Fresh off a five-year stint in the Marine Corps, Steven Rhodes wanted to return to his native Tennessee to enroll in college and maybe play football, if any coach would give him a chance. Rhodes, 24, called coaches at Middle Tennessee State University and asked if he could join the football team as a walk-on, and to make his case, he sent them videos of himself playing in an intramural league on his Marine base in San Diego.
Impressed by the 6-foot-3, 240-pound Rhodes, MTSU let Rhodes join the team as a walk-on, and he spent fall practice working out at tight end and defensive end. Coaches expected Rhodes to make an impact for the Blue Raiders on special teams during his freshman season, but thanks to an NCAA rule and those videos of his intramural league, Rhodes may not be in uniform for Middle Tennessee this season, the (Murfreesboro) Daily News Journal reported this weekend:
The official rule keeping Rhodes from playing a game this season is NCAA bylaw 188.8.131.52.1. Steeped in layers of legal jargon, the rule essentially says that student-athletes that do not enroll in college within a year of their high school graduation will be charged one year of intercollegiate eligibility for every academic year they participate in organized competition.

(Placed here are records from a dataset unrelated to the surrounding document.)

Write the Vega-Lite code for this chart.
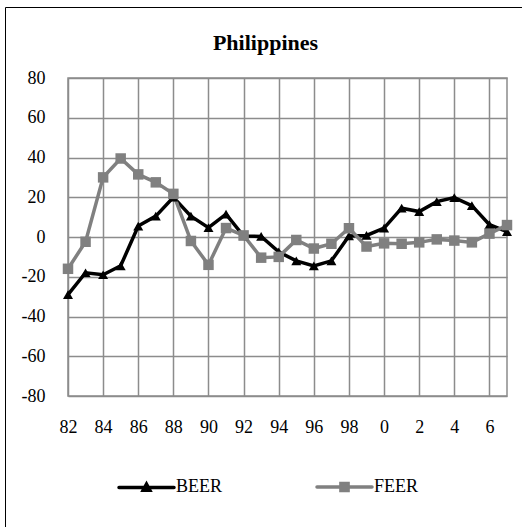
{
  "$schema": "https://vega.github.io/schema/vega-lite/v6.json",
  "autosize": {"type": "none"},
  "width": 439,
  "height": 318,
  "padding": {"left": 68, "top": 78, "right": 15, "bottom": 131},
  "background": "white",
  "title": {
    "text": "Philippines",
    "anchor": "middle",
    "frame": "group",
    "dx": -22,
    "offset": -70,
    "baseline": "bottom",
    "font": "Liberation Serif",
    "fontSize": 22,
    "fontWeight": "bold",
    "color": "black"
  },
  "config": {
    "view": {"stroke": "#8c8c8c", "strokeWidth": 1.5},
    "axis": {
      "labelFont": "Liberation Serif",
      "labelFontSize": 18,
      "labelColor": "black",
      "labelOverlap": false,
      "labelFlush": false,
      "gridColor": "#8c8c8c",
      "gridWidth": 1.5,
      "gridOpacity": 1,
      "domain": false,
      "ticks": false,
      "title": null
    }
  },
  "data": {
    "values": [
      {"year": 1982, "series": "BEER", "value": -29},
      {"year": 1983, "series": "BEER", "value": -18},
      {"year": 1984, "series": "BEER", "value": -19},
      {"year": 1985, "series": "BEER", "value": -14.5},
      {"year": 1986, "series": "BEER", "value": 5.5},
      {"year": 1987, "series": "BEER", "value": 10.5},
      {"year": 1988, "series": "BEER", "value": 20},
      {"year": 1989, "series": "BEER", "value": 10.5},
      {"year": 1990, "series": "BEER", "value": 4.7},
      {"year": 1991, "series": "BEER", "value": 11.5},
      {"year": 1992, "series": "BEER", "value": 0.5},
      {"year": 1993, "series": "BEER", "value": 0.3},
      {"year": 1994, "series": "BEER", "value": -7.5},
      {"year": 1995, "series": "BEER", "value": -12},
      {"year": 1996, "series": "BEER", "value": -14.5},
      {"year": 1997, "series": "BEER", "value": -12},
      {"year": 1998, "series": "BEER", "value": 0.5},
      {"year": 1999, "series": "BEER", "value": 0.8},
      {"year": 2000, "series": "BEER", "value": 4.5},
      {"year": 2001, "series": "BEER", "value": 14.5},
      {"year": 2002, "series": "BEER", "value": 12.8},
      {"year": 2003, "series": "BEER", "value": 17.8},
      {"year": 2004, "series": "BEER", "value": 19.8},
      {"year": 2005, "series": "BEER", "value": 15.8},
      {"year": 2006, "series": "BEER", "value": 6.2},
      {"year": 2007, "series": "BEER", "value": 2.7},
      {"year": 1982, "series": "FEER", "value": -16},
      {"year": 1983, "series": "FEER", "value": -2.4},
      {"year": 1984, "series": "FEER", "value": 30},
      {"year": 1985, "series": "FEER", "value": 39.5},
      {"year": 1986, "series": "FEER", "value": 31.5},
      {"year": 1987, "series": "FEER", "value": 27.5},
      {"year": 1988, "series": "FEER", "value": 21.7},
      {"year": 1989, "series": "FEER", "value": -2},
      {"year": 1990, "series": "FEER", "value": -14},
      {"year": 1991, "series": "FEER", "value": 4.5},
      {"year": 1992, "series": "FEER", "value": 0.8},
      {"year": 1993, "series": "FEER", "value": -10.4},
      {"year": 1994, "series": "FEER", "value": -10},
      {"year": 1995, "series": "FEER", "value": -1.5},
      {"year": 1996, "series": "FEER", "value": -5.8},
      {"year": 1997, "series": "FEER", "value": -3.4},
      {"year": 1998, "series": "FEER", "value": 4.4},
      {"year": 1999, "series": "FEER", "value": -4.8},
      {"year": 2000, "series": "FEER", "value": -3.2},
      {"year": 2001, "series": "FEER", "value": -3.4},
      {"year": 2002, "series": "FEER", "value": -2.7},
      {"year": 2003, "series": "FEER", "value": -1.2},
      {"year": 2004, "series": "FEER", "value": -1.8},
      {"year": 2005, "series": "FEER", "value": -2.7},
      {"year": 2006, "series": "FEER", "value": 1.7},
      {"year": 2007, "series": "FEER", "value": 6}
    ]
  },
  "encoding": {
    "x": {
      "field": "year",
      "type": "quantitative",
      "scale": {"domain": [1982, 2007], "nice": false, "zero": false},
      "axis": {
        "values": [1982, 1984, 1986, 1988, 1990, 1992, 1994, 1996, 1998, 2000, 2002, 2004, 2006],
        "labelExpr": "'' + (datum.value % 100)",
        "labelPadding": 22,
        "labelOverlap": false,
        "grid": true
      }
    },
    "y": {
      "field": "value",
      "type": "quantitative",
      "scale": {"domain": [-80, 80], "nice": false},
      "axis": {
        "values": [-80, -60, -40, -20, 0, 20, 40, 60, 80],
        "labelExpr": "'' + datum.value",
        "labelPadding": 23,
        "labelOverlap": false,
        "grid": true
      }
    }
  },
  "layer": [
    {
      "data": {"values": [{"frame": 1}]},
      "mark": {"type": "rect", "fill": null, "stroke": "black", "strokeWidth": 1, "clip": false},
      "encoding": {
        "x": {"value": -62.5},
        "x2": {"value": 470},
        "y": {"value": -70.5},
        "y2": {"value": 470}
      }
    },
    {
      "data": {"values": [{"zero": 0}]},
      "mark": {"type": "rule", "color": "black", "strokeWidth": 1.2},
      "encoding": {
        "x": {"datum": 1982, "type": "quantitative"},
        "x2": {"datum": 2007},
        "y": {"datum": 0, "type": "quantitative"}
      }
    },
    {
      "mark": {"type": "line", "strokeWidth": 3.5, "strokeJoin": "miter"},
      "encoding": {
        "color": {
          "field": "series",
          "type": "nominal",
          "scale": {"domain": ["BEER", "FEER"], "range": ["#000000", "#808080"]},
          "legend": {
            "orient": "none",
            "legendX": 49,
            "legendY": 379,
            "direction": "horizontal",
            "title": null,
            "symbolSize": 3025,
            "labelFont": "Liberation Serif",
            "labelFontSize": 18,
            "labelColor": "black",
            "labelOffset": 0,
            "columnPadding": 87,
            "padding": 0,
            "encode": {
              "symbols": {
                "update": {
                  "shape": {"signal": "datum.value === 'BEER' ? 'M-1,0H1M-0.12,0.1L0,-0.12L0.12,0.1Z' : 'M-1,0H1M-0.13,-0.13H0.13V0.13H-0.13Z'"},
                  "fill": {"signal": "datum.value === 'BEER' ? '#000000' : '#808080'"},
                  "stroke": {"signal": "datum.value === 'BEER' ? '#000000' : '#808080'"},
                  "strokeWidth": {"value": 3.5},
                  "strokeCap": {"value": "round"},
                  "opacity": {"value": 1}
                }
              }
            }
          }
        }
      }
    },
    {
      "transform": [{"filter": "datum.series === 'BEER'"}],
      "mark": {"type": "point", "shape": "triangle-up", "filled": true, "opacity": 1, "size": 100},
      "encoding": {
        "color": {"field": "series", "type": "nominal"}
      }
    },
    {
      "transform": [{"filter": "datum.series === 'FEER'"}],
      "mark": {"type": "point", "shape": "square", "filled": true, "opacity": 1, "size": 110},
      "encoding": {
        "color": {"field": "series", "type": "nominal"}
      }
    }
  ]
}
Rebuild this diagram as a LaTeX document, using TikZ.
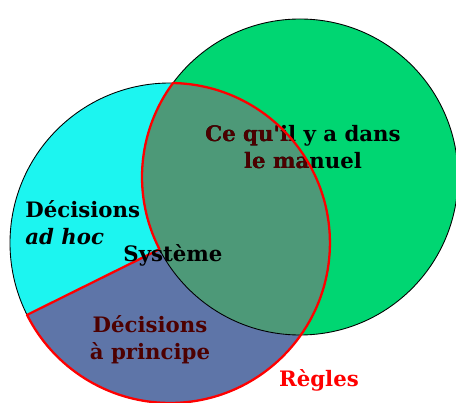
\documentclass[tikz,border=0pt]{standalone}
\usepackage{fontspec}
\setmainfont{DejaVu Serif}[Ligatures=TeXOff]
\usetikzlibrary{calc}
\definecolor{adhoc}{HTML}{1CF5F0}
\definecolor{manuel}{HTML}{00D672}
\definecolor{commun}{HTML}{4D9978}
\definecolor{principe}{HTML}{5E75A8}
\definecolor{brun}{HTML}{4D0000}

\begin{document}
\begin{tikzpicture}[x=0.02cm, y=0.02cm,
    label/.style={inner sep=0pt, font=\fontsize{12.1}{15.3}\selectfont\bfseries},
    trait/.style={draw=black, line width=0.5pt},
    regles/.style={draw=red, line width=1.3pt, line join=round}]
            \useasboundingbox (0, 0) rectangle (456, 402);
            % centres des deux cercles
            \coordinate (cyanC) at (170, 159);
            \coordinate (greenC) at (300, 225);
            \coordinate (V) at ($(greenC)+(207.2:158)$);
            \coordinate (L) at ($(cyanC)+(206.7:160)$);
            \coordinate (B) at ($(greenC)+(270.3:158)$);

            \fill[manuel] (greenC) circle[radius=158];
            \fill[adhoc] (cyanC) circle[radius=160];
            \begin{scope}
                \clip (cyanC) circle[radius=160];
                \fill[commun] (greenC) circle[radius=158];
            \end{scope}
            \fill[principe] (V) -- (L) arc[start angle=206.7, end angle=324.9, radius=160]
                arc[start angle=270.3, end angle=207.2, radius=158] -- cycle;
            \draw[trait] (greenC) circle[radius=158];
            \draw[trait] (cyanC) circle[radius=160];

            \node[label, align=center, anchor=north] (manuel) at (303, 277) {Ce qu'il y a dans\\le manuel};
            \begin{scope}
                \clip (L) -- (V) arc[start angle=207.2, end angle=143.5, radius=158]
                    arc[start angle=88.9, end angle=-153.3, radius=160] -- cycle;
                \node[label, align=center, anchor=north, text=brun] at (303, 277) {Ce qu'il y a dans\\le manuel};
            \end{scope}
            \node[label, align=left, anchor=north west] (adhoc) at (25, 202) {Décisions\\\textit{ad hoc}};
            \node[label, align=center, anchor=north, text=brun] (principe) at (150, 87) {Décisions\\à principe};

            \draw[regles] (L) -- (V) arc[start angle=207.2, end angle=143.5, radius=158]
                arc[start angle=88.9, end angle=-153.3, radius=160] -- cycle;

            \node[label, anchor=base] (systeme) at (173, 140) {Système};
            \node[label, anchor=base, text=red] (regles) at (319, 15) {Règles};
        \end{tikzpicture}
\end{document}
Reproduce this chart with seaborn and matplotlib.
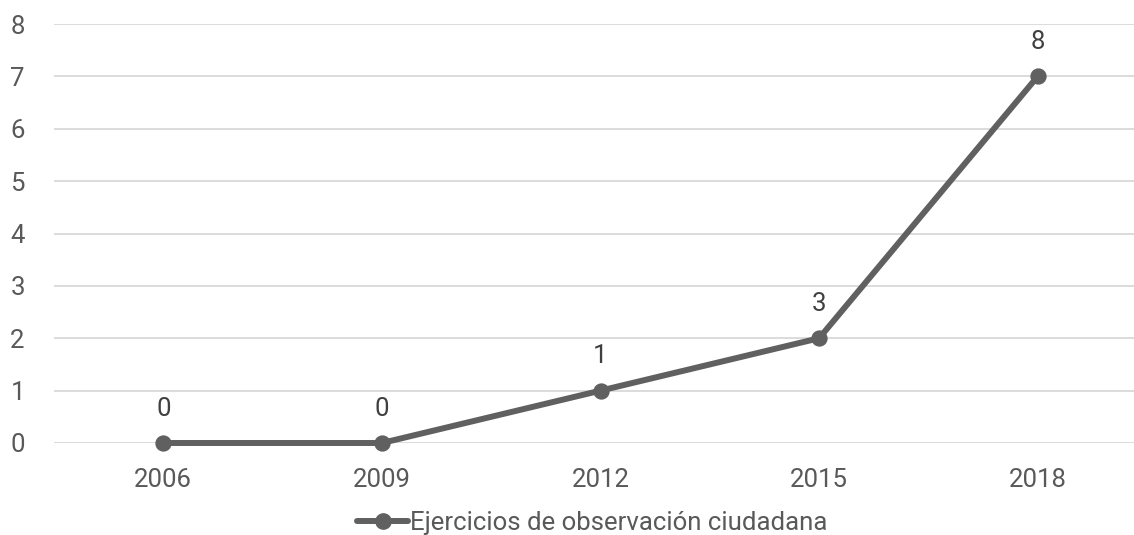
import matplotlib
matplotlib.use("Agg")
import matplotlib.pyplot as plt
from matplotlib.lines import Line2D
import pandas as pd
import seaborn as sns

years = ["2006", "2009", "2012", "2015", "2018"]
values = [0, 0, 1, 2, 7]
value_labels = ["0", "0", "1", "3", "8"]
series_name = "Ejercicios de observación ciudadana"
y_ticks = [0, 1, 2, 3, 4, 5, 6, 7, 8]

sns.set_theme(style="white")
plt.rcParams["font.family"] = ["Roboto", "DejaVu Sans"]

line_color = "#606060"
text_color = "#595959"
grid_color = "#d9d9d9"
fs = 18.5

df = pd.DataFrame({"year": years, "value": values})

fig = plt.figure(figsize=(11.34, 5.35), dpi=100)
ax = fig.add_axes([54 / 1134, 92 / 535, 1093 / 1134, 419 / 535])

sns.pointplot(data=df, x="year", y="value", color=line_color, markers="o",
              linestyles="-", linewidth=4.3, markersize=8.5, ax=ax,
              errorbar=None)
for art in ax.lines + ax.collections:
    art.set_clip_on(False)

ax.set_ylim(0, 8)
ax.set_xlim(-0.5, len(years) - 0.5)
ax.set_yticks(y_ticks)
ax.yaxis.grid(True, color=grid_color, linewidth=1.3)
ax.set_axisbelow(True)
for s in ax.spines.values():
    s.set_visible(False)
ax.set_xlabel("")
ax.set_ylabel("")
ax.tick_params(axis="y", length=0, pad=21, labelsize=fs, labelcolor=text_color)
ax.tick_params(axis="x", length=0, pad=18, labelsize=fs, labelcolor=text_color)
for t in ax.get_yticklabels():
    t.set_horizontalalignment("right")

for i, (v, lab) in enumerate(zip(values, value_labels)):
    ax.annotate(lab, (i, v), xytext=(0, 16), textcoords="offset points",
                ha="center", va="bottom", fontsize=fs, color="#404040")

handle = Line2D([], [], color=line_color, linewidth=4.3, marker="o",
                markersize=11)
leg = fig.legend(handles=[handle], labels=[series_name], loc="center",
                 bbox_to_anchor=(592 / 1134, 1 - 523 / 535), frameon=False,
                 fontsize=fs, handlelength=2.0, handletextpad=0.05,
                 borderpad=0)
for t in leg.get_texts():
    t.set_color(text_color)

fig.savefig("out.png", dpi=100)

By NCAA standards, Rhodes’ recreational league games at the Marine base counted as “organized competition” because there were game officials, team uniforms and the score was kept.
Middle Tennessee is appealing Rhodes’ case to the NCAA, asking it to grant him immediate eligibility instead of forcing him to sit out a full year. The recreational league he played in while he was a Marine was hardly “organized competition,” Rhodes told the Daily News Journal. “Man, it was like intramurals for us,” he said. “There were guys out there anywhere from 18 to 40-something years old,” Rhodes said. “The games were spread out. We once went six weeks between games.”
That the rule even applies to Rhodes seems to be a mistake. The original rule, according to ESPN, exempted athletes who participated in competition while serving in the military, but that clause was lost during repeated revisions of the rule over the last two decades.
Middle Tennessee opens its season on August 29, but it doesn’t expect to receive the NCAA’s final decision until September. It shouldn’t take that long. The NCAA has a chance to get this one right: allowing Rhodes to play won’t threaten its amateurism ideals or subvert the NCAA’s rules and processes. There’s no question of whether Rhodes signed autographs for money or whether he should be on the field after multiple arrests or positive drug tests, as there are in other high-profile instances this off-season. It’s simply a former Marine who played a little football on base — an activity the Marines recommend to reduce stress, in fact — and now wants a chance to play the game while he completes his education.